Book Review: Dear Mr. Knightley

Dear Mr. Knightley. Katherine Reay. Thomas Nelson Publishers, November 5, 2013. Trade Paperback, Library Binding, and e-book, 336 pages.

Reviewed byMarie Becker.

The hipness of Austenmania remains indefatigable almost twenty years after Colin Firth redefined Mr. Darcy on the BBC. But perhaps nothing illustrates Austenmania so much as the growing number of texts that question whether there can be too much of a good thing.  Shannon Hale’s Austenland, the ITV mini-series Lost in Austen, and even Bridget Jones herself have been part of a dialogue about when Austenphilia becomes an obsession. Dear Mr. Knightley initially invokes the same question—at what point does taking refuge and solace in books inhibit us from venturing outside the comforts of the covers to take on real life?

However, despite the Austen-centric title and the plethora of quotes within, the real literary ancestor of this book is Jean Webster’s 1912 epistolary novel, Daddy-Long-Legs.
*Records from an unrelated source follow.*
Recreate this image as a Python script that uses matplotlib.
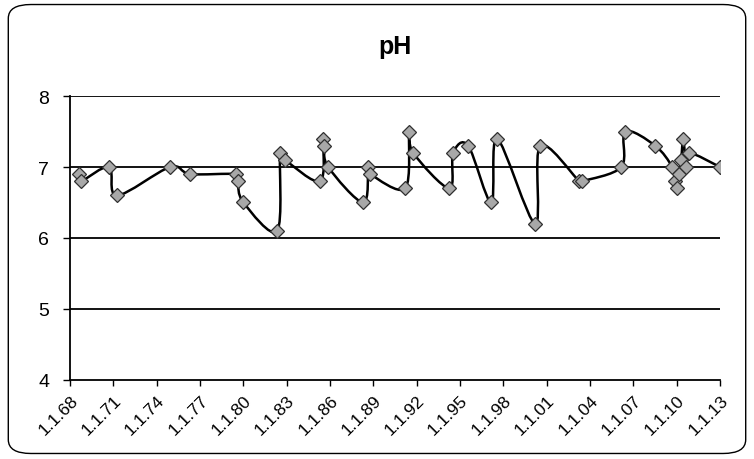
import numpy as np
import matplotlib
matplotlib.use("Agg")
import matplotlib.pyplot as plt
from matplotlib.path import Path
from matplotlib.patches import PathPatch, FancyBboxPatch

plt.rcParams['font.family'] = ['Liberation Sans', 'DejaVu Sans']

# sample dates as decimal years
years = [1968.62, 1968.76, 1970.70, 1971.25, 1974.92, 1976.31, 1979.50, 1979.60,
         1980.00, 1982.33, 1982.54, 1982.89, 1985.31, 1985.52, 1985.60, 1985.87,
         1988.29, 1988.64, 1988.78, 1991.20, 1991.48, 1991.75, 1994.25, 1994.52,
         1995.56, 1997.16, 1997.57, 2000.20, 2000.55, 2003.25, 2003.45, 2006.16,
         2006.44, 2008.51, 2009.69, 2009.90, 2010.03, 2010.17, 2010.31, 2010.45,
         2010.66, 2010.85, 2013.00]
ph = [6.9, 6.8, 7.0, 6.6, 7.0, 6.9, 6.9, 6.8,
      6.5, 6.1, 7.2, 7.1, 6.8, 7.4, 7.3, 7.0,
      6.5, 7.0, 6.9, 6.7, 7.5, 7.2, 6.7, 7.2,
      7.3, 6.5, 7.4, 6.2, 7.3, 6.8, 6.8, 7.0,
      7.5, 7.3, 7.0, 6.8, 6.7, 6.9, 7.1, 7.4,
      7.0, 7.2, 7.0]

tick_years = list(range(1968, 2014, 3))
tick_labels = ['1.1.68', '1.1.71', '1.1.74', '1.1.77', '1.1.80', '1.1.83',
               '1.1.86', '1.1.89', '1.1.92', '1.1.95', '1.1.98', '1.1.01',
               '1.1.04', '1.1.07', '1.1.10', '1.1.13']


def smooth_path(xs, ys):
    # Excel-style smoothed line: cubic bezier through each point
    p = np.column_stack([xs, ys])
    n = len(p)
    verts = [p[0]]
    codes = [Path.MOVETO]
    for i in range(n - 1):
        p0 = p[i - 1] if i > 0 else p[i]
        p3 = p[i + 2] if i + 2 < n else p[i + 1]
        c1 = p[i] + (p[i + 1] - p0) / 6.0
        c2 = p[i + 1] - (p3 - p[i]) / 6.0
        verts += [c1, c2, p[i + 1]]
        codes += [Path.CURVE4] * 3
    return Path(verts, codes)


fig = plt.figure(figsize=(7.54, 4.6), dpi=100)
fig.patches.append(FancyBboxPatch((0.011, 0.012), 0.978, 0.976,
                                  boxstyle="round,pad=0,rounding_size=0.03",
                                  transform=fig.transFigure, fill=False,
                                  edgecolor='black', linewidth=1.0))

ax = fig.add_axes([0.093, 0.172, 0.862, 0.617])
ax.set_xlim(1968, 2013)
ax.set_ylim(4, 8)

for v in [5, 6, 7, 8]:
    ax.axhline(v, color='black', linewidth=1.3, zorder=1)

ax.add_patch(PathPatch(smooth_path(years, ph), fill=False, edgecolor='black',
                       linewidth=1.8, zorder=2))
ax.plot(years, ph, linestyle='none', marker='D', markersize=7,
        markerfacecolor='#a8a8a8', markeredgecolor='#303030',
        markeredgewidth=0.9, zorder=3)

ax.set_yticks([4, 5, 6, 7, 8])
ax.set_yticklabels(['4', '5', '6', '7', '8'], fontsize=14)
ax.set_xticks(tick_years)
ax.set_xticklabels(tick_labels, rotation=45, ha='right', rotation_mode='anchor',
                   fontsize=12.5)
ax.tick_params(axis='y', length=5, width=1.0, pad=10, direction='out')
ax.tick_params(axis='x', length=4, width=1.0, pad=5, direction='out')

for side in ['top', 'right']:
    ax.spines[side].set_visible(False)
ax.spines['left'].set_linewidth(1.3)
ax.spines['bottom'].set_linewidth(1.3)

fig.text(0.524, 0.897, 'pH', ha='center', va='center', fontsize=18,
         fontweight='bold')

fig.savefig('out.png', dpi=100)
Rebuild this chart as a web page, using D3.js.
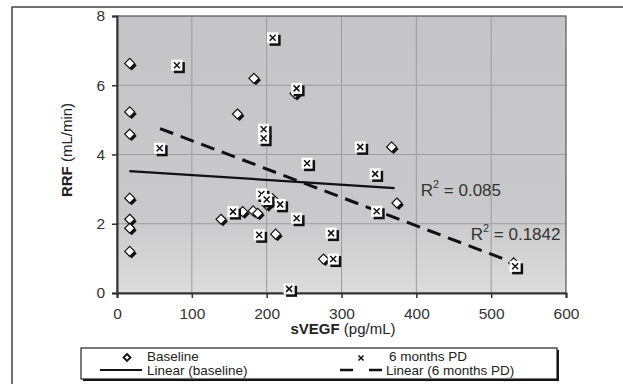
<!DOCTYPE html>
<html>
<head>
<meta charset="utf-8">
<script src="https://cdn.jsdelivr.net/npm/d3@7"></script>
<style>
  body { margin: 0; background: #fff; }
  svg { display: block; font-family: 'Liberation Sans', Arial, sans-serif; }
</style>
</head>
<body>
<div id="chart"></div>
<script>
// values
const xTicks = [0, 100, 200, 300, 400, 500, 600];
const yTicks = [0, 2, 4, 6, 8];

const baselineX = [17, 17, 17, 17, 17, 17, 17, 183, 161, 238, 367, 139, 168, 182, 188, 200, 208, 212, 276, 374, 530];
const baselineY = [6.63, 5.23, 4.59, 2.74, 2.13, 1.87, 1.20, 6.2, 5.17, 5.76, 4.22, 2.13, 2.35, 2.37, 2.3, 2.55, 2.72, 1.7, 0.98, 2.6, 0.87];

const pdX = [80, 57, 208, 240, 196, 196, 325, 254, 345, 193, 200, 218, 155, 240, 347, 286, 190, 289, 230, 532];
const pdY = [6.58, 4.18, 7.37, 5.91, 4.73, 4.47, 4.22, 3.75, 3.44, 2.86, 2.7, 2.56, 2.35, 2.16, 2.36, 1.73, 1.68, 0.98, 0.12, 0.77];

// trend line end points [x0, y0, x1, y1]
const trendBaseline = [16.5, 3.52, 371, 3.03];
const trendPD = [57.5, 4.75, 516, 0.99];

const r2Labels = [
  { value: '0.085', x: 420.7, y: 196 },
  { value: '0.1842', x: 470.7, y: 239.5 }
];

const width = 623, height = 384;
const margin = { left: 117, top: 16, right: 57, bottom: 91 };
const w = width - margin.left - margin.right;
const h = height - margin.top - margin.bottom;

const svg = d3.select('#chart').append('svg')
  .attr('width', width).attr('height', height);

// outer frame (top + left edges)
svg.append('path')
  .attr('d', `M12,${height} L12,7 L${width},7`)
  .attr('fill', 'none').attr('stroke', '#444').attr('stroke-width', 1.5);

const defs = svg.append('defs');
const grad = defs.append('linearGradient').attr('id', 'bg')
  .attr('x1', 0).attr('y1', 0).attr('x2', 0).attr('y2', 1);
grad.append('stop').attr('offset', '0%').attr('stop-color', '#c5c5c7');
grad.append('stop').attr('offset', '72%').attr('stop-color', '#c9c9cb');
grad.append('stop').attr('offset', '100%').attr('stop-color', '#dcdcdc');

const x = d3.scaleLinear().domain([0, 600]).range([0, w]);
const y = d3.scaleLinear().domain([0, 8]).range([h, 0]);

const g = svg.append('g').attr('transform', `translate(${margin.left},${margin.top})`);

g.append('rect').attr('width', w).attr('height', h).attr('fill', 'url(#bg)');

// grid
g.append('g').selectAll('line.vx').data(xTicks.slice(1, -1)).enter().append('line')
  .attr('x1', d => x(d)).attr('x2', d => x(d)).attr('y1', 0).attr('y2', h)
  .attr('stroke', '#9c9c9e').attr('stroke-width', 1);
g.append('g').selectAll('line.hy').data(yTicks.slice(1, -1)).enter().append('line')
  .attr('y1', d => y(d)).attr('y2', d => y(d)).attr('x1', 0).attr('x2', w)
  .attr('stroke', '#9c9c9e').attr('stroke-width', 1);

// plot border
g.append('rect').attr('width', w).attr('height', h)
  .attr('fill', 'none').attr('stroke', '#555').attr('stroke-width', 1.2);

// axes
const axisX = g.append('g').attr('transform', `translate(0,${h})`)
  .call(d3.axisBottom(x).tickValues(xTicks).tickSize(5).tickPadding(10));
const axisY = g.append('g')
  .call(d3.axisLeft(y).tickValues(yTicks).tickSize(5).tickPadding(7));
[axisX, axisY].forEach(a => {
  a.select('path.domain').attr('stroke', '#333').attr('stroke-width', 2);
  a.selectAll('.tick line').attr('stroke', '#333').attr('stroke-width', 1.5);
  a.selectAll('.tick text').attr('fill', '#333').attr('font-size', 15.5);
});

// axis titles
const xt = svg.append('text').attr('x', 343).attr('y', 334)
  .attr('text-anchor', 'middle').attr('font-size', 15).attr('fill', '#222');
xt.append('tspan').attr('font-weight', 'bold').text('sVEGF');
xt.append('tspan').text(' (pg/mL)');

const yt = svg.append('text').attr('transform', 'translate(72,150) rotate(-90)')
  .attr('text-anchor', 'middle').attr('font-size', 15).attr('fill', '#222');
yt.append('tspan').attr('font-weight', 'bold').text('RRF');
yt.append('tspan').text(' (mL/min)');

// trend lines
g.append('line')
  .attr('x1', x(trendBaseline[0])).attr('y1', y(trendBaseline[1]))
  .attr('x2', x(trendBaseline[2])).attr('y2', y(trendBaseline[3]))
  .attr('stroke', '#111').attr('stroke-width', 2.2);
g.append('line')
  .attr('x1', x(trendPD[0])).attr('y1', y(trendPD[1]))
  .attr('x2', x(trendPD[2])).attr('y2', y(trendPD[3]))
  .attr('stroke', '#111').attr('stroke-width', 3).attr('stroke-dasharray', '14,8');

const diamond = s => `M0,${-s}L${s},0L0,${s}L${-s},0Z`;

// baseline markers
const bData = baselineX.map((v, i) => ({ x: v, y: baselineY[i] }));
const bg = g.append('g').selectAll('g').data(bData).enter().append('g')
  .attr('transform', d => `translate(${x(d.x)},${y(d.y)})`);
bg.append('path').attr('d', diamond(5)).attr('transform', 'translate(2,2)').attr('fill', '#111');
bg.append('path').attr('d', diamond(5)).attr('fill', '#fff').attr('stroke', '#111').attr('stroke-width', 1.2);

// 6 months PD markers
const pData = pdX.map((v, i) => ({ x: v, y: pdY[i] }));
const pg = g.append('g').selectAll('g').data(pData).enter().append('g')
  .attr('transform', d => `translate(${x(d.x)},${y(d.y)})`);
pg.append('rect').attr('x', -3).attr('y', -3).attr('width', 11).attr('height', 11).attr('fill', '#111');
pg.append('rect').attr('x', -5.5).attr('y', -5.5).attr('width', 11).attr('height', 11).attr('fill', '#fff');
pg.append('path').attr('d', 'M-3,-3L3,3M3,-3L-3,3').attr('stroke', '#111').attr('stroke-width', 1.5);

// R² labels
r2Labels.forEach(l => {
  const t = svg.append('text').attr('x', l.x).attr('y', l.y)
    .attr('font-size', 17).attr('fill', '#333');
  t.append('tspan').text('R');
  t.append('tspan').attr('font-size', 11).attr('dy', -8).text('2');
  t.append('tspan').attr('dy', 8).text(' = ' + l.value);
});

// legend
const lg = svg.append('g');
lg.append('rect').attr('x', 83).attr('y', 350).attr('width', 476).attr('height', 31).attr('fill', '#111');
lg.append('rect').attr('x', 81).attr('y', 348).attr('width', 476).attr('height', 31)
  .attr('fill', '#fff').attr('stroke', '#222').attr('stroke-width', 1.2);

lg.append('path').attr('d', diamond(3.5)).attr('transform', 'translate(127,357.5)')
  .attr('fill', '#fff').attr('stroke', '#111').attr('stroke-width', 1.8);
lg.append('line').attr('x1', 100).attr('x2', 142).attr('y1', 370).attr('y2', 370)
  .attr('stroke', '#111').attr('stroke-width', 2);
lg.append('path').attr('d', 'M-2.5,-2.5L2.5,2.5M2.5,-2.5L-2.5,2.5')
  .attr('transform', 'translate(361,358)').attr('stroke', '#111').attr('stroke-width', 1.5);
lg.append('line').attr('x1', 340).attr('x2', 382).attr('y1', 370).attr('y2', 370)
  .attr('stroke', '#111').attr('stroke-width', 2.5).attr('stroke-dasharray', '13,16');

const legendText = [
  { t: 'Baseline', x: 147, y: 361 },
  { t: 'Linear (baseline)', x: 147, y: 375 },
  { t: '6 months PD', x: 389, y: 361 },
  { t: 'Linear (6 months PD)', x: 386, y: 375 }
];
lg.selectAll('text.lt').data(legendText).enter().append('text')
  .attr('x', d => d.x).attr('y', d => d.y).attr('font-size', 13.5).attr('fill', '#222')
  .text(d => d.t);
</script>
</body>
</html>
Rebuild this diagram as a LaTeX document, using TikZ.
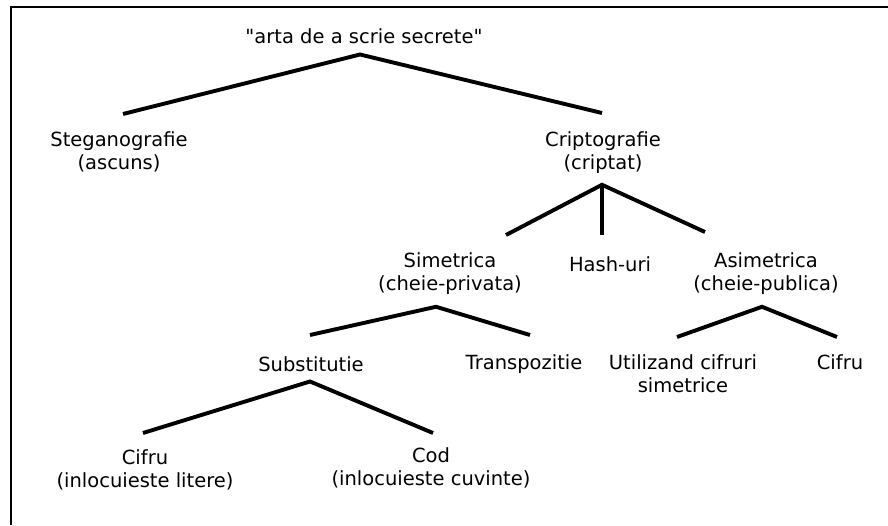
\documentclass[tikz,border=0pt]{standalone}
\usepackage{fontspec}
\setmainfont[Ligatures=TeXOff]{DejaVu Sans}
\usetikzlibrary{positioning}

\begin{document}
\begin{tikzpicture}[
  x=1pt, y=-1pt,
  lbl/.style={font=\fontsize{19.5}{23.5}\selectfont, align=center, inner sep=0pt, anchor=north},
  branch/.style={line width=3.9pt, line join=miter},
  frame/.style={line width=2pt}
]
  \useasboundingbox (0,0) rectangle (888,525);

  %% Frame (top and left edges only)
  \draw[frame] (11,525) -- (11,7) -- (888,7);

  %% Level 0
  \node[lbl] (root) at (364,28) {"arta de a scrie secrete"};

  %% Level 1
  \node[lbl] (steg)   at (119,131) {Steganografie\\(ascuns)};
  \node[lbl] (cripto) at (603,131) {Criptografie\\(criptat)};

  %% Level 2
  \node[lbl] (sim)  at (450,252) {Simetrica\\(cheie-privata)};
  \node[lbl] (hash) at (610,256) {Hash-uri};
  \node[lbl] (asim) at (766,252) {Asimetrica\\(cheie-publica)};

  %% Level 3
  \node[lbl] (subst)  at (311,356) {Substitutie};
  \node[lbl] (transp) at (524,354) {Transpozitie};
  \node[lbl] (util)   at (683,354) {Utilizand cifruri\\simetrice};
  \node[lbl] (cifrua) at (840,354) {Cifru};

  %% Level 4
  \node[lbl] (cifrul) at (145,449) {Cifru\\(inlocuieste litere)};
  \node[lbl] (cod)    at (431,447) {Cod\\(inlocuieste cuvinte)};

  %% Branches
  \draw[branch] ([xshift=4pt,yshift=17pt]steg.north) -- ([xshift=-4pt,yshift=-11pt]root.south) -- ([xshift=-1pt,yshift=18pt]cripto.north);
  \draw[branch] ([xshift=56pt,yshift=17pt]sim.north) -- ([xshift=-1pt,yshift=-11pt]cripto.south) -- ([xshift=-61pt,yshift=20pt]asim.north);
  \draw[branch] ([xshift=-1pt,yshift=-11pt]cripto.south) -- ([xshift=-8pt,yshift=21pt]hash.north);
  \draw[branch] ([xshift=-1pt,yshift=21pt]subst.north) -- ([xshift=-14pt,yshift=-12pt]sim.south) -- ([xshift=6pt,yshift=19pt]transp.north);
  \draw[branch] ([xshift=-6pt,yshift=17pt]util.north) -- ([xshift=-4pt,yshift=-12pt]asim.south) -- ([xshift=-3pt,yshift=17pt]cifrua.north);
  \draw[branch] ([xshift=-2pt,yshift=16pt]cifrul.north) -- ([xshift=-1pt,yshift=-10pt]subst.south) -- ([xshift=2pt,yshift=14pt]cod.north);
\end{tikzpicture}
\end{document}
It’s been a good twenty years since I last read the story of Judy Abbott, its main character, but the extent to which Dear Mr. Knightley maps onto it is evident from the first few pages. Updating a classic of literature can be tricky—mores and tropes, which are self-evident in one era, can feel forced, awkward, or outright inappropriate in another. 

Dear Mr. Knightley’s faithful adherence to Daddy-Long-Legs creates some dissonant moments, including the set-up itself in which a mysterious “foundation” gives the main character, Samantha, a grant earmarked for an elite graduate program she doesn’t particularly want to be in for which she must “pay” in personal letters to the donor under the pseudonym of one of Austen’s romantic leads. This set-up is potentially either bewildering or cringe-inducing to anyone who has slogged their way through grad school applications and student loans (or worked in HR). While Judy Abbott belongs squarely in the school of plucky and optimistic female orphans, Sam, a former foster child returning to the group home where she spent her adolescence, is far more psychologically fragile and much less resilient. Her character is often frustratingly opaque, less because of her constant citations than due to her fretfulness, naiveté, and harsh judgments of people based on little more than her literary stereotyping. I sympathize with Sam’s anxiety, but occasionally wonder what she makes of Austen’s delicately-wrought ironies. Austen is nothing if not funny. Interestingly, Reay notes that her upcoming work features a heroine with a sharper sense of humor.

On at least two occasions, Sam made literary allusions to ongoing scenes that baffled me—not because I didn’t recognize the scenes, but because I frankly couldn’t see the tenuous connections she was making between her life and the cited scene. Again, some of this is almost inherent in the literal-minded modernization the book is shaped around, but considering that Sam is surrounded by writers and professors, I longed for someone to challenge her to actually interpret the words she lives by and not just quote them willy-nilly.  Sam’s problem is not so much that she has tried to organize her worldview by books but that she has a flat, narrow thinking about what she has read. Even Sam’s growing religious feelings, an aspect which surely demands introspection, feels a bit second-hand, as if she parrots more than she feels without even realizing it herself.

The novel, consisting entirely of Sam’s one-sided correspondence with her mysterious benefactor until the conclusion, follows her through two years of graduate school in which she befriends a prickly adolescent in foster care, finds her voice in reporting on issues relating to child abuse and welfare, dates a shallow man, runs a marathon, and befriends the author of her favorite (non-Austen) novels. But there’s often something a little pat and flat about it; her struggles and epiphanies feel a little bit too easy and external. Her position in the book feels less grounded in hard-earned wisdom than plot contrivance, and in some key ways, I felt the conclusion undercut the sense of independent strength one expects in a coming-of-age novel. I found this particularly troubling in a book, which struggles to fit itself to certain plot exigencies that made sense in 1912 but significantly strip the heroine of agency in 2014. 

As someone who has read entirely too many books and thus addled her brain for real life, many of the concepts in this book had a strong appeal for me, but the execution left me a bit cold. The extent to which Dear Mr. Knightley works is heavily reliant on how appealing one finds Sam and how easily one can look past those contrivances. I struggled with both aspects at points in the novel, finding Sam too often to be self-pitying and passive and certain plot elements either implausible or uncomfortably retrograde.

Reay does have a distinct voice, and there are a handful of charming, vivid descriptions, especially among some of the supporting cast. And of course, her knowledge of and affection for books shines through; there are countless references and tidbits scattered like Easter eggs, which are undeniably fun to spot. Despite my qualms about this particular novel’s arc and heroine, I believe Reay demonstrates real potential in her deft prose that in a novel with fewer self-imposed restraints may sing.